Quality of Freedom

Most, if not all, things can be measured in two ways: quantitatively and qualitatively. Freedom is no different.

Today, with all the variety of art and innovation set before us, we have quantitatively more freedom (that is, options and freedom to select options) than probably ever before. I wonder, however, what’s to be said of our current quality of freedom as compared to times before.

Assuming that quality of freedom matters, let’s see how we might execute this comparison.

First, how am I differentiating between quantity and quality of freedom? By quantity, I mean some objective, numerically countable measure of freedom(s). By quality, I mean some measurement of characteristics about those individual freedoms which make up the quantity of freedom (like frequency, intensity/potency/impact/scale, variance, duration, etc).

I’m writing this post without much forethought, other than that I conceived of this idea of measuring freedom in these two ways. I assume that I’ll come away from this writing having implied that the quality of freedom is poor in our world of an overabundance of a quantity of freedom. However, I’ve proven myself wrong…probably more often than not.

In fact, I presently hold a thought which might undermine my assumption altogether. I’ve written previously about how we are free whether we like it or not. That particular freedom I refer to is freedom on the macro-level (essentially, Free Choice). Even if I have a gun pointed at my head and am told that if I do not make a specific choice, the gun holder will execute me…I still have the choice.

Then again, when I say “I still have the choice”, I’m referring to a quantity of freedom (one choice). This says nothing of quality, but does provide a great (if exaggerated) place to start exploring approaches to measuring quality of freedom.

Is that freedom (to chose whether or not to be executed), of more or less quality? Well, right now we’ve got nothing to compare. Let’s build a more proper comparison.
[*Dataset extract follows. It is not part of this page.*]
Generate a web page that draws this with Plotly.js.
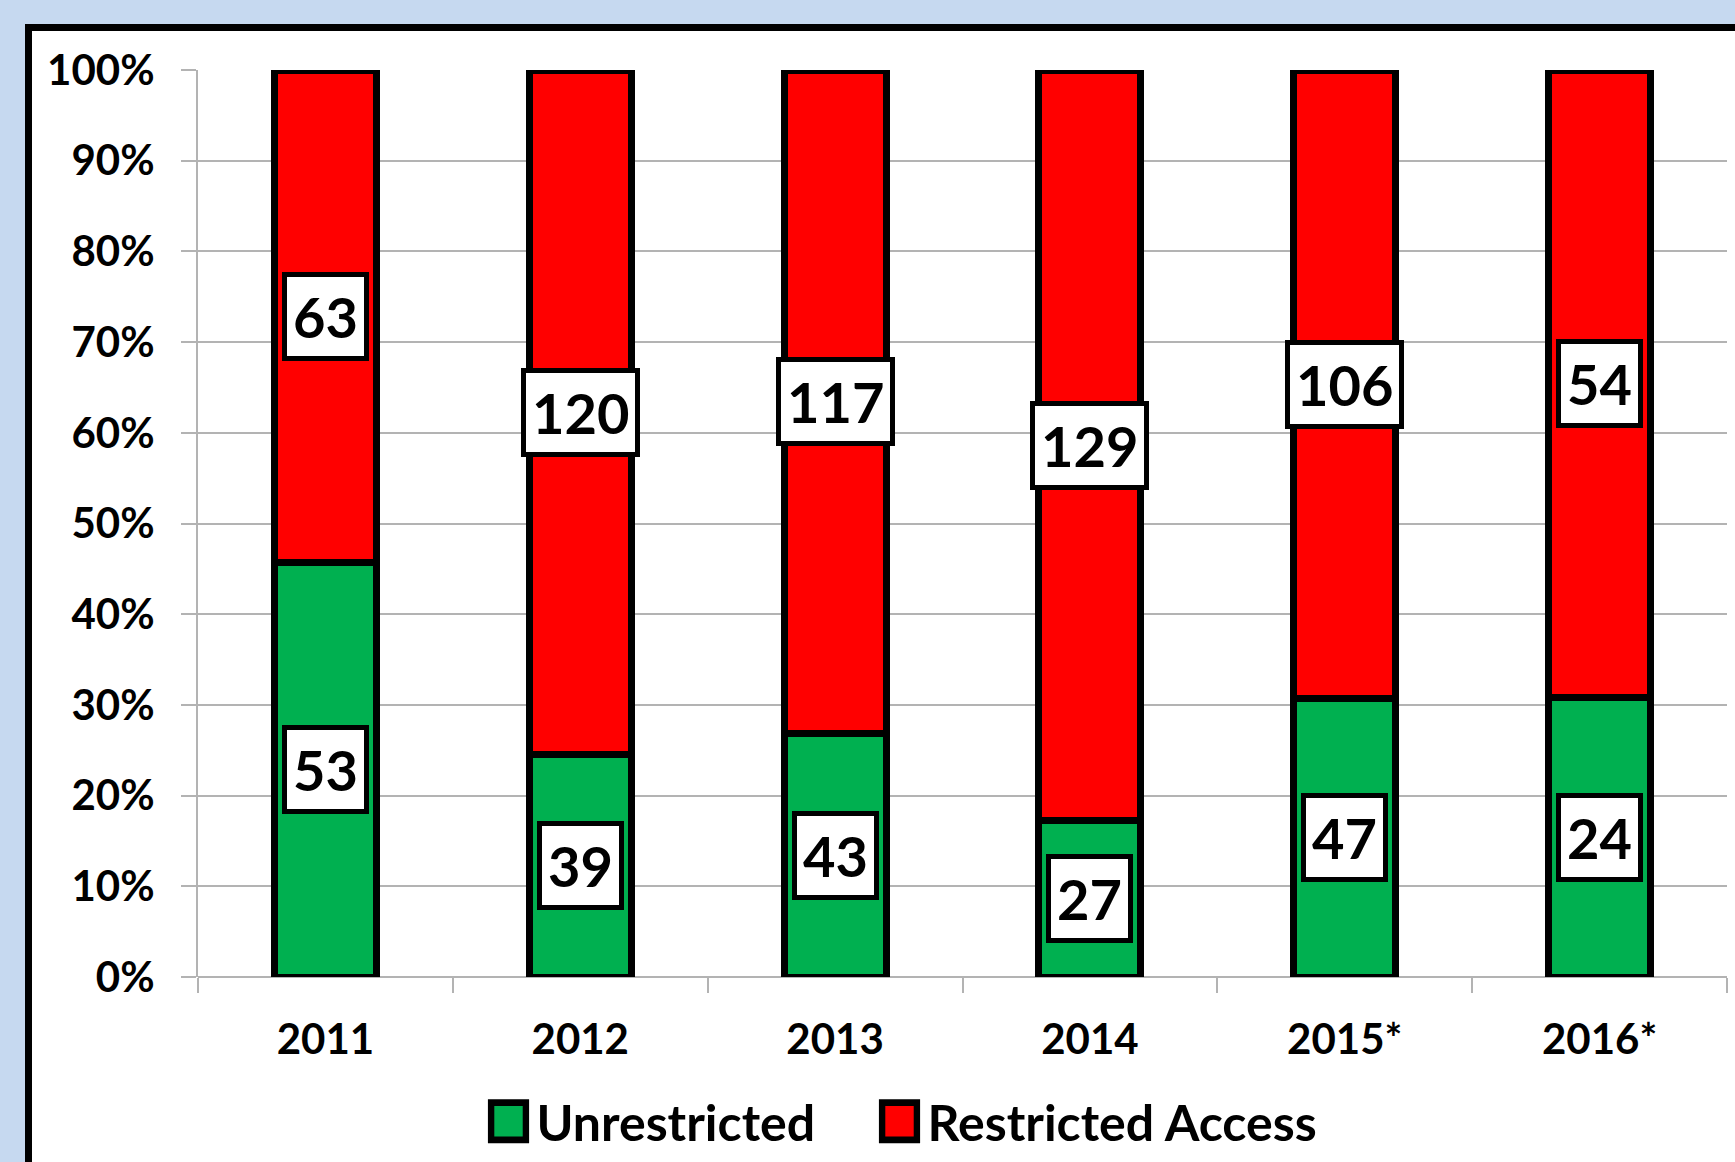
<!DOCTYPE html>
<html>
<head>
<meta charset="utf-8">
<script src="https://cdn.plot.ly/plotly-3.0.1.min.js"></script>
<style>
  html, body { margin: 0; padding: 0; background: #c6d9f0; overflow: hidden; }
  #frame { position: absolute; left: 25px; top: 24px; width: 1710px; height: 1138px;
           border-top: 7px solid #000; border-left: 7px solid #000; background: #fff; }
  #chart { width: 1703px; height: 1131px; }
</style>
</head>
<body>
<div id="frame"><div id="chart"></div></div>
<script>
const categories = ['2011', '2012', '2013', '2014', '2015*', '2016*'];
const unrestricted = [53, 39, 43, 27, 47, 24];
const restricted = [63, 120, 117, 129, 106, 54];
const yTickVals = [0, 10, 20, 30, 40, 50, 60, 70, 80, 90, 100];
const yTickText = ['0%', '10%', '20%', '30%', '40%', '50%', '60%', '70%', '80%', '90%', '100%'];

const FONT = 'Lato, "Open Sans", sans-serif';
const GRID = '#b3b3b3';

const traces = [
  { type: 'bar', name: 'Unrestricted', x: categories, y: unrestricted,
    marker: { color: '#00b050', line: { color: '#000', width: 7 } }, hoverinfo: 'skip' },
  { type: 'bar', name: 'Restricted Access', x: categories, y: restricted,
    marker: { color: '#ff0000', line: { color: '#000', width: 7 } }, hoverinfo: 'skip' }
];

const annotations = [];
categories.forEach((c, i) => {
  const tot = unrestricted[i] + restricted[i];
  const gShare = unrestricted[i] / tot * 100;
  [[unrestricted[i], gShare / 2], [restricted[i], gShare + (100 - gShare) / 2]].forEach(([v, y]) => {
    annotations.push({
      x: i, y: y, xref: 'x', yref: 'y', text: String(v), showarrow: false,
      font: { family: FONT, size: 56, color: '#000', weight: 'bold' },
      bgcolor: '#fff', bordercolor: '#000', borderwidth: 5, borderpad: 6
    });
  });
});

const layout = {
  width: 1703, height: 1131,
  margin: { l: 166, r: 8, t: 39, b: 185, autoexpand: false },
  paper_bgcolor: '#fff', plot_bgcolor: '#fff',
  barmode: 'stack', barnorm: 'percent', bargap: 0.6,
  font: { family: FONT, color: '#000', weight: 'bold' },
  showlegend: true,
  legend: { orientation: 'h', x: 0.19, xanchor: 'left', yref: 'container', y: 0.036, yanchor: 'middle',
            font: { family: FONT, size: 50, color: '#000', weight: 'bold' },
            entrywidth: 346, traceorder: 'normal' },
  xaxis: {
    type: 'category', range: [-0.5, 5.5], tickson: 'boundaries', ticks: 'outside', ticklen: 15, tickwidth: 2,
    tickcolor: GRID, showline: false, showgrid: false, ticklabelstandoff: 34, tickangle: 0,
    tickfont: { family: FONT, size: 42, color: '#000', weight: 'bold' }, fixedrange: true
  },
  yaxis: {
    range: [0, 100], tickvals: yTickVals, ticktext: yTickText, ticks: 'outside', ticklen: 15,
    tickwidth: 2, tickcolor: GRID, showgrid: true, gridcolor: GRID, gridwidth: 2,
    showline: true, linecolor: GRID, linewidth: 2, zeroline: true, zerolinecolor: GRID,
    zerolinewidth: 2, ticklabelstandoff: 18,
    tickfont: { family: FONT, size: 42, color: '#000', weight: 'bold' }, fixedrange: true
  },
  annotations: annotations
};

Plotly.newPlot('chart', traces, layout, { displayModeBar: false, staticPlot: true }).then(() => {
  document.querySelectorAll('.legend .scrollbox').forEach(s => s.removeAttribute('clip-path'));
  document.querySelectorAll('.legend').forEach(s => s.removeAttribute('clip-path'));
  document.querySelectorAll('.legendpoints path').forEach(p => {
    const t = p.getAttribute('transform') || '';
    p.setAttribute('transform', t + ' scale(2.9,3.1)');
    p.style.strokeWidth = '2.2px';
  });
  document.querySelectorAll('.legendtext').forEach(t => {
    t.setAttribute('x', String(parseFloat(t.getAttribute('x') || '40') + 8));
  });
});
</script>
</body>
</html>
Let’s say I’m home alone, and I have to chose between watching a movie or playing a video game. I decide to watch the movie.

Now, let’s say I have a gun to my head, and I’m told that I must watch the movie or I’ll be shot and killed.

We’d probably reasonably assume that I was more free in the first instance than in the second. Why? The quantity hasn’t changed. Therefore, I think it’s safe to assume that something has changed about the quality.

Previously, I stated that quality of freedom might be related to characteristics like frequency, intensity/potency/impact/scale, variance, duration, etc. Does the above scenario differ in quality according to any of those characteristics? Frequency seems irrelevant. My first inclination is to lean toward the drop in quality being associated with intensity/potency/impact/scale.

But how can we measure such a thing? What does the intensity of a freedom look like? What does the intensity of a choice look like?

What is worse (or not as good in quality) about the freedom in the 2nd scenario as compared to that in the 1st?

Ooo! I think I just thought of something!

The size of the freedom. How much of a choice does the person in the 2nd scenario have in comparison to that person in the 1st.

Perhaps the greatest quality of freedom is that freedom for which the individual has least external force influence the individual’s choice toward one option over others. This maybe is more closely related to the term “scope.”

The size of the scope of a given freedom may be directly proportional to the capacity for an individual to chose a selection among choices freely unimpeded from forces external to his own accord.

Sitting in my room on my own, completely free (free from external constraints) to chose whether to watch a movie or play a video game, it can be said that such a freedom is of high quality.

Having a gun pressed to my head by a force dictating that I make a particular choice – that freedom (being impeded by a strong external force [threat to life]) is of low quality (certainly lower quality than that in the first scenario).

We have an abundance of quantity of freedom(s). For any given freedom, however, we might say that such a freedom is of more or less quality depending on external circumstances (that is, thing external to the individual’s natural autonomy).

Maybe a way to measure the overall…measurement of freedom (at the macro) involves taking the product (or some other measuring function) of both the quantity and quality of freedoms (at the micro).

This is fun to think about. Thoughts?